# Short exercise
In your copy, include every line of the listing below exactly but none of the pictures.

# Data provided
————
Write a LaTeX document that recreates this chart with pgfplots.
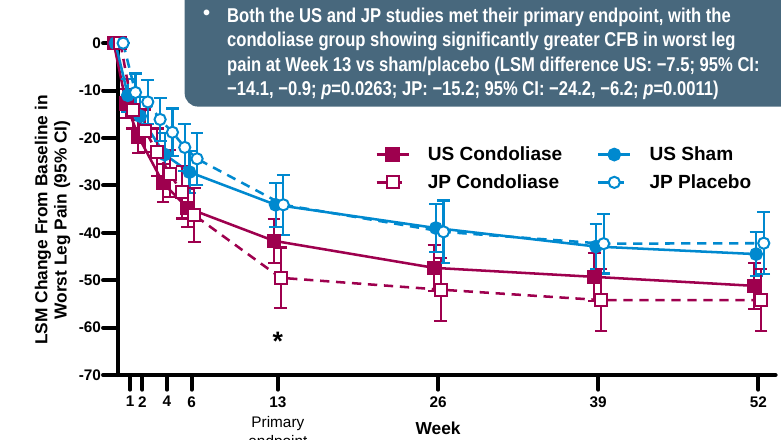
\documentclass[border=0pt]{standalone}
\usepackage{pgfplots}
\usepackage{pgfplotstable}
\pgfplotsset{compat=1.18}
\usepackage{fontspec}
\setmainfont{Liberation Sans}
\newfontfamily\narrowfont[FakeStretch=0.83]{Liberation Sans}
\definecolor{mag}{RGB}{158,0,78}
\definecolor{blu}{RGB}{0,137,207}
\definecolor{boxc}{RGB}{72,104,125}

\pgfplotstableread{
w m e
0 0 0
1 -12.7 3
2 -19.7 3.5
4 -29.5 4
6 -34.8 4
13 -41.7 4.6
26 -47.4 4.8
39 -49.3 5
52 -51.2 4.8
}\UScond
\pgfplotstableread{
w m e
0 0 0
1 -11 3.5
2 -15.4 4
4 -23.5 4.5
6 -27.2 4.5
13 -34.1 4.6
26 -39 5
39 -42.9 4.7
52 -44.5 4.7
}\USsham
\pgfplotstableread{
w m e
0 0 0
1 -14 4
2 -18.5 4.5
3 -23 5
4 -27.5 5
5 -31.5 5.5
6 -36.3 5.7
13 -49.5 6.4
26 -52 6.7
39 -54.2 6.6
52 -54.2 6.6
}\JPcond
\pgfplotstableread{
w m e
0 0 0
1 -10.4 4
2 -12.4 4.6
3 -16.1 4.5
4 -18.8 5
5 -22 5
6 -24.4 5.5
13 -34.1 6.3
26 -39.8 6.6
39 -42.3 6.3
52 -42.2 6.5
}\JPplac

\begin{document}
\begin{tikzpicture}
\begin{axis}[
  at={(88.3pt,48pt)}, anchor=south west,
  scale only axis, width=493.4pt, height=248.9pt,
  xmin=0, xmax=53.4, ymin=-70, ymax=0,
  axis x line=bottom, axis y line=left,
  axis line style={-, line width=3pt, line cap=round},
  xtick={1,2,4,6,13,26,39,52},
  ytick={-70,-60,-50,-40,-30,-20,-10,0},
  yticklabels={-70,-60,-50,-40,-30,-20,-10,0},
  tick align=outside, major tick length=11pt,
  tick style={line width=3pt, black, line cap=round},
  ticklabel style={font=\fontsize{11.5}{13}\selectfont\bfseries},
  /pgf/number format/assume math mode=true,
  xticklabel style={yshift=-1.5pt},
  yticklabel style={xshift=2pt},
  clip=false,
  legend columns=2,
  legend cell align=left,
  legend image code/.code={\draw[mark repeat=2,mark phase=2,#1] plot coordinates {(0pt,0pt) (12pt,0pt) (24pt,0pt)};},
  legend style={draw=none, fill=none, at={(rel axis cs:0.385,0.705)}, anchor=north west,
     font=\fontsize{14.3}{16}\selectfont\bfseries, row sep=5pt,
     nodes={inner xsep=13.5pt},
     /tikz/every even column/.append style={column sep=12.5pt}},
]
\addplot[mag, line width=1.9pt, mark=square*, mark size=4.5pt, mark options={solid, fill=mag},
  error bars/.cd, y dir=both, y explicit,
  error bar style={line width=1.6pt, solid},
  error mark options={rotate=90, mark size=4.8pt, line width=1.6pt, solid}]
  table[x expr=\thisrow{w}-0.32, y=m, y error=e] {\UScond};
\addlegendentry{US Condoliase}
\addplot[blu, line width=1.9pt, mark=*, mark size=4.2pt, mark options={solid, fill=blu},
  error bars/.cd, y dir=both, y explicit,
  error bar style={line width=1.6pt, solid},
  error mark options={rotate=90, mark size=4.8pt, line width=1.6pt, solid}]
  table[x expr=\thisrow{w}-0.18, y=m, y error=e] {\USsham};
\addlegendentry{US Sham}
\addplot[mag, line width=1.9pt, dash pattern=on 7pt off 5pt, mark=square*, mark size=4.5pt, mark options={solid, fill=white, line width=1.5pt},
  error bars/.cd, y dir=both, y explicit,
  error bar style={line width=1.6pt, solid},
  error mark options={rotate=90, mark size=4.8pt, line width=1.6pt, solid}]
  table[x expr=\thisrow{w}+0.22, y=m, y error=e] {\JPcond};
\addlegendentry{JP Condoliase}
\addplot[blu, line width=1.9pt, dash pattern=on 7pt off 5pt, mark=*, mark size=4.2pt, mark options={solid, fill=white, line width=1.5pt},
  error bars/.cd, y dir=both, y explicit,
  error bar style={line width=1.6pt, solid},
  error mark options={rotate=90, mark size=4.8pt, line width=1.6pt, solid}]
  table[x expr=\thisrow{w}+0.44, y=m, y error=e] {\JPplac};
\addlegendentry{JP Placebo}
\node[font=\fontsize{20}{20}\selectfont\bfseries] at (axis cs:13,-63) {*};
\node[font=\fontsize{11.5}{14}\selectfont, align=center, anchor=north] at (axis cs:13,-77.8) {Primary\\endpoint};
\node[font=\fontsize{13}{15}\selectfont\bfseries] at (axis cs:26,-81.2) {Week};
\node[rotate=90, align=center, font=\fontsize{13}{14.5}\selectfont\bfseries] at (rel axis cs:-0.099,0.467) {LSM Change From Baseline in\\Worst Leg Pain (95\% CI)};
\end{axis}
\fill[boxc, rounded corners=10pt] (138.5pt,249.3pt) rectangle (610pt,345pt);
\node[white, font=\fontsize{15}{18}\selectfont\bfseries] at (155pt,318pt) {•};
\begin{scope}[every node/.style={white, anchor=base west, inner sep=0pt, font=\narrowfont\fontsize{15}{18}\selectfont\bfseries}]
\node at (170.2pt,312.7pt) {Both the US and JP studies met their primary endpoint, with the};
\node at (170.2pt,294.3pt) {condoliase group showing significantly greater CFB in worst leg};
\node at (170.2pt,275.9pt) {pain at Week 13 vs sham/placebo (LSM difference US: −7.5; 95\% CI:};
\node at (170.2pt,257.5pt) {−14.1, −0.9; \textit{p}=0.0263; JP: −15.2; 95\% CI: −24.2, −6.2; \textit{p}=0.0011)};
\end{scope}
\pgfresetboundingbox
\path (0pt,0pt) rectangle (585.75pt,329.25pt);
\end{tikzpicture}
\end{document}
————
# The result
Write a LaTeX document that recreates this chart with pgfplots.
\documentclass[border=0pt]{standalone}
\usepackage{pgfplots}
\usepackage{pgfplotstable}
\pgfplotsset{compat=1.18}
\usepackage{fontspec}
\setmainfont{Liberation Sans}
\newfontfamily\narrowfont[FakeStretch=0.83]{Liberation Sans}
\definecolor{mag}{RGB}{158,0,78}
\definecolor{blu}{RGB}{0,137,207}
\definecolor{boxc}{RGB}{72,104,125}

\pgfplotstableread{
w m e
0 0 0
1 -12.7 3
2 -19.7 3.5
4 -29.5 4
6 -34.8 4
13 -41.7 4.6
26 -47.4 4.8
39 -49.3 5
52 -51.2 4.8
}\UScond
\pgfplotstableread{
w m e
0 0 0
1 -11 3.5
2 -15.4 4
4 -23.5 4.5
6 -27.2 4.5
13 -34.1 4.6
26 -39 5
39 -42.9 4.7
52 -44.5 4.7
}\USsham
\pgfplotstableread{
w m e
0 0 0
1 -14 4
2 -18.5 4.5
3 -23 5
4 -27.5 5
5 -31.5 5.5
6 -36.3 5.7
13 -49.5 6.4
26 -52 6.7
39 -54.2 6.6
52 -54.2 6.6
}\JPcond
\pgfplotstableread{
w m e
0 0 0
1 -10.4 4
2 -12.4 4.6
3 -16.1 4.5
4 -18.8 5
5 -22 5
6 -24.4 5.5
13 -34.1 6.3
26 -39.8 6.6
39 -42.3 6.3
52 -42.2 6.5
}\JPplac

\begin{document}
\begin{tikzpicture}
\begin{axis}[
  at={(88.3pt,48pt)}, anchor=south west,
  scale only axis, width=493.4pt, height=248.9pt,
  xmin=0, xmax=53.4, ymin=-70, ymax=0,
  axis x line=bottom, axis y line=left,
  axis line style={-, line width=3pt, line cap=round},
  xtick={1,2,4,6,13,26,39,52},
  ytick={-70,-60,-50,-40,-30,-20,-10,0},
  yticklabels={-70,-60,-50,-40,-30,-20,-10,0},
  tick align=outside, major tick length=11pt,
  tick style={line width=3pt, black, line cap=round},
  ticklabel style={font=\fontsize{11.5}{13}\selectfont\bfseries},
  /pgf/number format/assume math mode=true,
  xticklabel style={yshift=-1.5pt},
  yticklabel style={xshift=2pt},
  clip=false,
  legend columns=2,
  legend cell align=left,
  legend image code/.code={\draw[mark repeat=2,mark phase=2,#1] plot coordinates {(0pt,0pt) (12pt,0pt) (24pt,0pt)};},
  legend style={draw=none, fill=none, at={(rel axis cs:0.385,0.705)}, anchor=north west,
     font=\fontsize{14.3}{16}\selectfont\bfseries, row sep=5pt,
     nodes={inner xsep=13.5pt},
     /tikz/every even column/.append style={column sep=12.5pt}},
]
\addplot[mag, line width=1.9pt, mark=square*, mark size=4.5pt, mark options={solid, fill=mag},
  error bars/.cd, y dir=both, y explicit,
  error bar style={line width=1.6pt, solid},
  error mark options={rotate=90, mark size=4.8pt, line width=1.6pt, solid}]
  table[x expr=\thisrow{w}-0.32, y=m, y error=e] {\UScond};
\addlegendentry{US Condoliase}
\addplot[blu, line width=1.9pt, mark=*, mark size=4.2pt, mark options={solid, fill=blu},
  error bars/.cd, y dir=both, y explicit,
  error bar style={line width=1.6pt, solid},
  error mark options={rotate=90, mark size=4.8pt, line width=1.6pt, solid}]
  table[x expr=\thisrow{w}-0.18, y=m, y error=e] {\USsham};
\addlegendentry{US Sham}
\addplot[mag, line width=1.9pt, dash pattern=on 7pt off 5pt, mark=square*, mark size=4.5pt, mark options={solid, fill=white, line width=1.5pt},
  error bars/.cd, y dir=both, y explicit,
  error bar style={line width=1.6pt, solid},
  error mark options={rotate=90, mark size=4.8pt, line width=1.6pt, solid}]
  table[x expr=\thisrow{w}+0.22, y=m, y error=e] {\JPcond};
\addlegendentry{JP Condoliase}
\addplot[blu, line width=1.9pt, dash pattern=on 7pt off 5pt, mark=*, mark size=4.2pt, mark options={solid, fill=white, line width=1.5pt},
  error bars/.cd, y dir=both, y explicit,
  error bar style={line width=1.6pt, solid},
  error mark options={rotate=90, mark size=4.8pt, line width=1.6pt, solid}]
  table[x expr=\thisrow{w}+0.44, y=m, y error=e] {\JPplac};
\addlegendentry{JP Placebo}
\node[font=\fontsize{20}{20}\selectfont\bfseries] at (axis cs:13,-63) {*};
\node[font=\fontsize{11.5}{14}\selectfont, align=center, anchor=north] at (axis cs:13,-77.8) {Primary\\endpoint};
\node[font=\fontsize{13}{15}\selectfont\bfseries] at (axis cs:26,-81.2) {Week};
\node[rotate=90, align=center, font=\fontsize{13}{14.5}\selectfont\bfseries] at (rel axis cs:-0.099,0.467) {LSM Change From Baseline in\\Worst Leg Pain (95\% CI)};
\end{axis}
\fill[boxc, rounded corners=10pt] (138.5pt,249.3pt) rectangle (610pt,345pt);
\node[white, font=\fontsize{15}{18}\selectfont\bfseries] at (155pt,318pt) {•};
\begin{scope}[every node/.style={white, anchor=base west, inner sep=0pt, font=\narrowfont\fontsize{15}{18}\selectfont\bfseries}]
\node at (170.2pt,312.7pt) {Both the US and JP studies met their primary endpoint, with the};
\node at (170.2pt,294.3pt) {condoliase group showing significantly greater CFB in worst leg};
\node at (170.2pt,275.9pt) {pain at Week 13 vs sham/placebo (LSM difference US: −7.5; 95\% CI:};
\node at (170.2pt,257.5pt) {−14.1, −0.9; \textit{p}=0.0263; JP: −15.2; 95\% CI: −24.2, −6.2; \textit{p}=0.0011)};
\end{scope}
\pgfresetboundingbox
\path (0pt,0pt) rectangle (585.75pt,329.25pt);
\end{tikzpicture}
\end{document}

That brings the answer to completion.